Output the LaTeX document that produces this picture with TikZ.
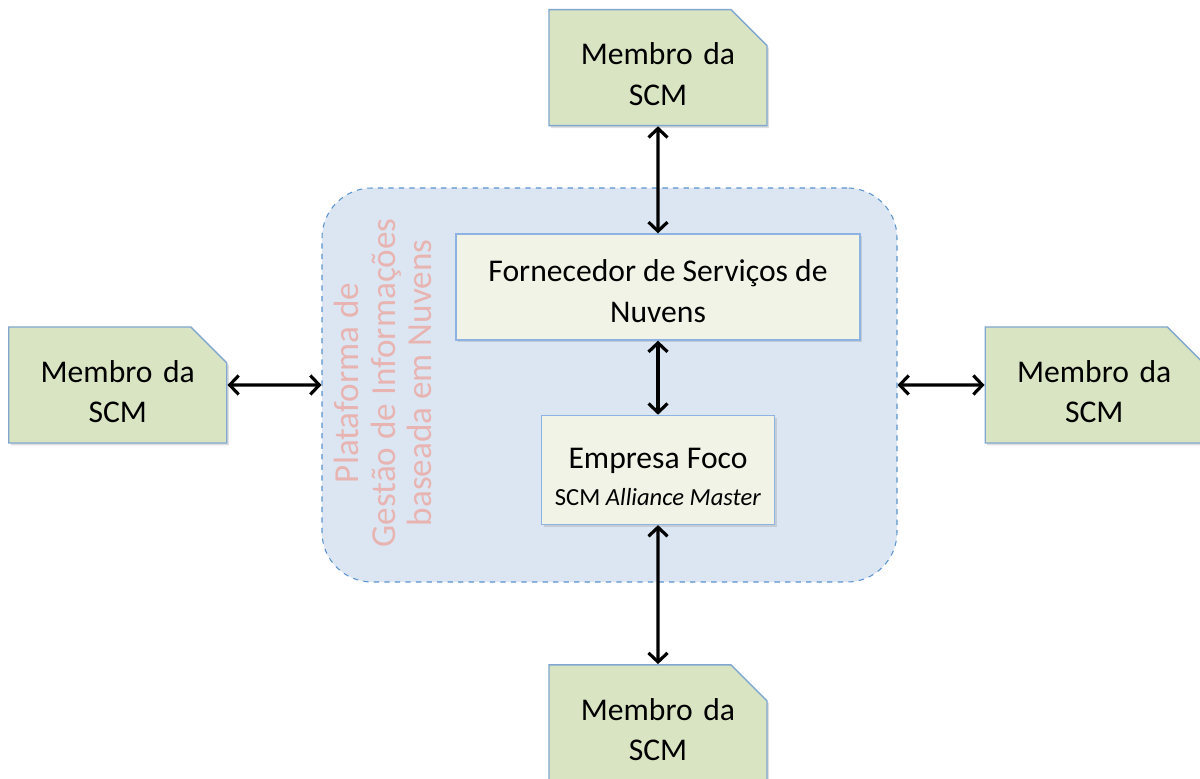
\documentclass[tikz,border=0pt]{standalone}
\usepackage{fontspec}
\setmainfont{Carlito}
\usepackage{tikz}
\usetikzlibrary{shapes.misc, arrows.meta, positioning, shadows}
\definecolor{MemberGreen}{HTML}{D9E4C3}
\definecolor{MemberEdge}{HTML}{7FA7CF}
\definecolor{PlatBg}{HTML}{DCE6F2}
\definecolor{PlatEdge}{HTML}{5B93CE}
\definecolor{InnerBg}{HTML}{F1F3E7}
\definecolor{InnerEdge}{HTML}{8DB3E2}
\definecolor{PinkText}{HTML}{E8B4B2}
\newcommand{\toppad}[1]{\rule{0pt}{#1}}
\tikzset{
    member/.style={chamfered rectangle, chamfered rectangle corners=north east, chamfered rectangle xsep=0.36cm, chamfered rectangle ysep=0.36cm, draw=MemberEdge, fill=MemberGreen, line width=0.8pt, minimum width=4.0cm, minimum height=2.32cm, text width=3.64cm, align=center, inner sep=0pt, font=\fontsize{18}{23}\selectfont, drop shadow={opacity=0.25, shadow xshift=0.04cm, shadow yshift=-0.05cm}},
    plat/.style={rectangle, draw=PlatEdge, fill=PlatBg, dashed, line width=0.6pt, rounded corners=1cm, minimum width=11.5cm, minimum height=7.88cm},
    inner_box/.style={rectangle, draw=InnerEdge, fill=InnerBg, line width=0.8pt, align=center, inner sep=0pt, font=\fontsize{18}{23}\selectfont, drop shadow={opacity=0.25, shadow xshift=0.04cm, shadow yshift=-0.05cm}},
    arr/.style={{Straight Barb[length=1.8mm, width=3.8mm]}-{Straight Barb[length=1.8mm, width=3.8mm]}, line width=1.8pt, draw=black},
    note/.style={text=PinkText, align=center, font=\fontsize{20}{21}\selectfont},
}
\begin{document}
\begin{tikzpicture}
\useasboundingbox (0,0) rectangle (24,15.56);
% platform
\node[plat] (plat) at (12.19,7.86) {};
\node[note, rotate=90] (platlbl) at (7.66,7.9) {Plataforma de\\Gestão de Informações\\baseada em Nuvens};
% provider and focal company
\node[inner_box, minimum width=8.08cm, minimum height=2.12cm] (forn) at (13.16,9.82) {\toppad{17pt}Fornecedor de Serviços de\\Nuvens};
\node[inner_box, minimum width=4.66cm, minimum height=2.18cm, below=1.48cm of forn] (emp) {\toppad{20pt}Empresa Foco\\[-2pt]{\fontsize{14}{17}\selectfont SCM \textit{Alliance Master}}};
% members
\node[member, above=2.14cm of forn] (m_top) {\toppad{20pt}Membro da\\SCM};
\node[member, below=2.78cm of emp] (m_bot) {\toppad{20pt}Membro da\\SCM};
\node[member, left=1.88cm of plat] (m_left) {\toppad{20pt}Membro da\\SCM};
\node[member, right=1.74cm of plat] (m_right) {\toppad{20pt}Membro da\\SCM};

\draw[arr] (m_top) -- (forn);
\draw[arr] (forn) -- (emp);
\draw[arr] (emp) -- (m_bot);
\draw[arr] (m_left) -- (plat);
\draw[arr] (plat) -- (m_right);
\end{tikzpicture}
\end{document}
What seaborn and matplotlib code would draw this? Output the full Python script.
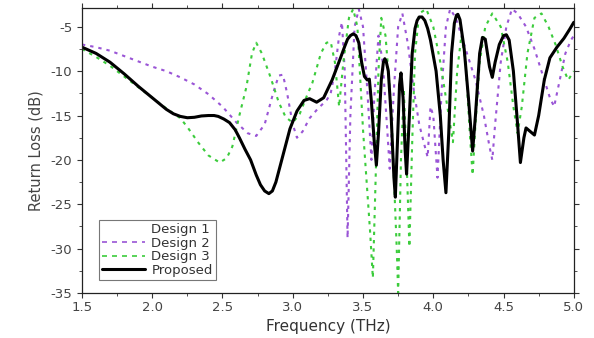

+ + + + +

Drop the images and quote the entries word for word.

Output the LaTeX document that produces this picture with TikZ.
\documentclass[tikz,border=0pt]{standalone}
\usepackage{fontspec}
\setmainfont{Carlito}
\usepackage{tikz}
\usetikzlibrary{shapes.misc, arrows.meta, positioning, shadows}
\definecolor{MemberGreen}{HTML}{D9E4C3}
\definecolor{MemberEdge}{HTML}{7FA7CF}
\definecolor{PlatBg}{HTML}{DCE6F2}
\definecolor{PlatEdge}{HTML}{5B93CE}
\definecolor{InnerBg}{HTML}{F1F3E7}
\definecolor{InnerEdge}{HTML}{8DB3E2}
\definecolor{PinkText}{HTML}{E8B4B2}
\newcommand{\toppad}[1]{\rule{0pt}{#1}}
\tikzset{
    member/.style={chamfered rectangle, chamfered rectangle corners=north east, chamfered rectangle xsep=0.36cm, chamfered rectangle ysep=0.36cm, draw=MemberEdge, fill=MemberGreen, line width=0.8pt, minimum width=4.0cm, minimum height=2.32cm, text width=3.64cm, align=center, inner sep=0pt, font=\fontsize{18}{23}\selectfont, drop shadow={opacity=0.25, shadow xshift=0.04cm, shadow yshift=-0.05cm}},
    plat/.style={rectangle, draw=PlatEdge, fill=PlatBg, dashed, line width=0.6pt, rounded corners=1cm, minimum width=11.5cm, minimum height=7.88cm},
    inner_box/.style={rectangle, draw=InnerEdge, fill=InnerBg, line width=0.8pt, align=center, inner sep=0pt, font=\fontsize{18}{23}\selectfont, drop shadow={opacity=0.25, shadow xshift=0.04cm, shadow yshift=-0.05cm}},
    arr/.style={{Straight Barb[length=1.8mm, width=3.8mm]}-{Straight Barb[length=1.8mm, width=3.8mm]}, line width=1.8pt, draw=black},
    note/.style={text=PinkText, align=center, font=\fontsize{20}{21}\selectfont},
}
\begin{document}
\begin{tikzpicture}
\useasboundingbox (0,0) rectangle (24,15.56);
% platform
\node[plat] (plat) at (12.19,7.86) {};
\node[note, rotate=90] (platlbl) at (7.66,7.9) {Plataforma de\\Gestão de Informações\\baseada em Nuvens};
% provider and focal company
\node[inner_box, minimum width=8.08cm, minimum height=2.12cm] (forn) at (13.16,9.82) {\toppad{17pt}Fornecedor de Serviços de\\Nuvens};
\node[inner_box, minimum width=4.66cm, minimum height=2.18cm, below=1.48cm of forn] (emp) {\toppad{20pt}Empresa Foco\\[-2pt]{\fontsize{14}{17}\selectfont SCM \textit{Alliance Master}}};
% members
\node[member, above=2.14cm of forn] (m_top) {\toppad{20pt}Membro da\\SCM};
\node[member, below=2.78cm of emp] (m_bot) {\toppad{20pt}Membro da\\SCM};
\node[member, left=1.88cm of plat] (m_left) {\toppad{20pt}Membro da\\SCM};
\node[member, right=1.74cm of plat] (m_right) {\toppad{20pt}Membro da\\SCM};

\draw[arr] (m_top) -- (forn);
\draw[arr] (forn) -- (emp);
\draw[arr] (emp) -- (m_bot);
\draw[arr] (m_left) -- (plat);
\draw[arr] (plat) -- (m_right);
\end{tikzpicture}
\end{document}
What seaborn and matplotlib code would draw this? Output the full Python script.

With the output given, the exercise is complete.